Locate each line of the material that contains "this", then return it.
-- START OF EXTRACTED MATERIAL --
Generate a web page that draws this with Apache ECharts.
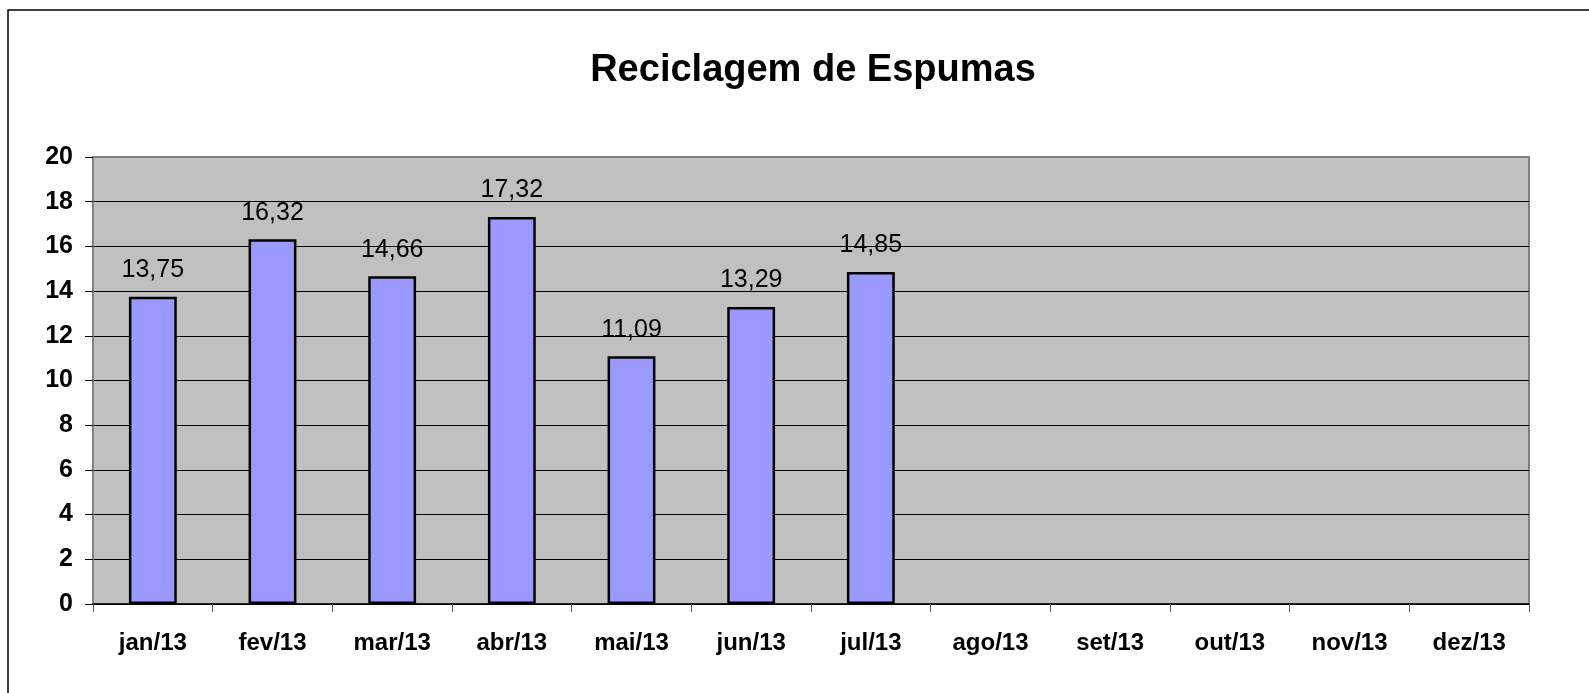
<!DOCTYPE html>
<html>
<head>
<meta charset="utf-8">
<script src="https://cdn.jsdelivr.net/npm/echarts@6/dist/echarts.min.js"></script>
<style>
  html, body { margin: 0; padding: 0; background: #fff; }
  #main { width: 1589px; height: 693px; }
</style>
</head>
<body>
<div id="main"></div>
<script>
var chart = echarts.init(document.getElementById('main'), null, { renderer: 'canvas' });

// dados
var meses = ['jan/13', 'fev/13', 'mar/13', 'abr/13', 'mai/13', 'jun/13', 'jul/13', 'ago/13', 'set/13', 'out/13', 'nov/13', 'dez/13'];
var valores = [13.75, 16.32, 14.66, 17.32, 11.09, 13.29, 14.85, null, null, null, null, null];

var fonte = '"Liberation Sans", Arial, sans-serif';

// linhas de grade pretas, a do topo cinza
var coresGrade = ['#000', '#000', '#000', '#000', '#000', '#000', '#000', '#000', '#000', '#000', '#808080'];

chart.setOption({
    backgroundColor: '#fff',
    animation: false,
    title: {
        text: 'Reciclagem de Espumas',
        left: 808,
        textAlign: 'center',
        top: 47,
        textStyle: { fontFamily: fonte, fontSize: 38, fontWeight: 'bold', color: '#000' }
    },
    graphic: [{
        type: 'rect',
        shape: { x: 8, y: 10, width: 1620, height: 720 },
        style: { fill: 'none', stroke: '#000', lineWidth: 1.5 },
        silent: true
    }],
    grid: {
        left: 93, right: 60, top: 157, bottom: 89,
        show: true,
        backgroundColor: '#C0C0C0',
        borderColor: '#808080',
        borderWidth: 2
    },
    xAxis: {
        type: 'category',
        data: meses,
        axisLine: { lineStyle: { color: '#000', width: 1.5 } },
        axisTick: { show: true, length: 8, lineStyle: { color: '#555' } },
        axisLabel: {
            margin: 27,
            fontFamily: fonte, fontSize: 24, fontWeight: 'bold', color: '#000'
        }
    },
    yAxis: {
        type: 'value',
        min: 0, max: 20, interval: 2,
        axisLine: { show: true, lineStyle: { color: '#808080', width: 2 } },
        axisTick: { show: true, length: 8, lineStyle: { color: '#000' } },
        splitLine: { show: true, lineStyle: { color: coresGrade, width: 1 } },
        axisLabel: {
            margin: 20,
            fontFamily: fonte, fontSize: 25, fontWeight: 'bold', color: '#000'
        }
    },
    series: [{
        type: 'bar',
        data: valores,
        barWidth: '40%',
        itemStyle: { color: '#9999FF', borderColor: '#000', borderWidth: 2.5 },
        label: {
            show: true,
            position: 'top',
            distance: 14,
            fontFamily: fonte, fontSize: 25, color: '#000',
            formatter: function (p) {
                return p.value == null ? '' : p.value.toFixed(2).replace('.', ',');
            }
        }
    }]
});
</script>
</body>
</html>
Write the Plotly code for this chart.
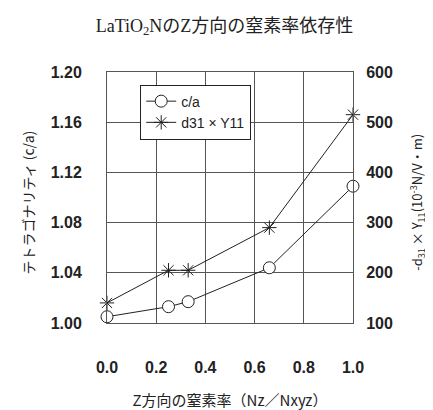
-- END OF EXTRACTED MATERIAL --
• TASK RESPONSE:
Generate a web page that draws this with Apache ECharts.
Write the Plotly code for this chart.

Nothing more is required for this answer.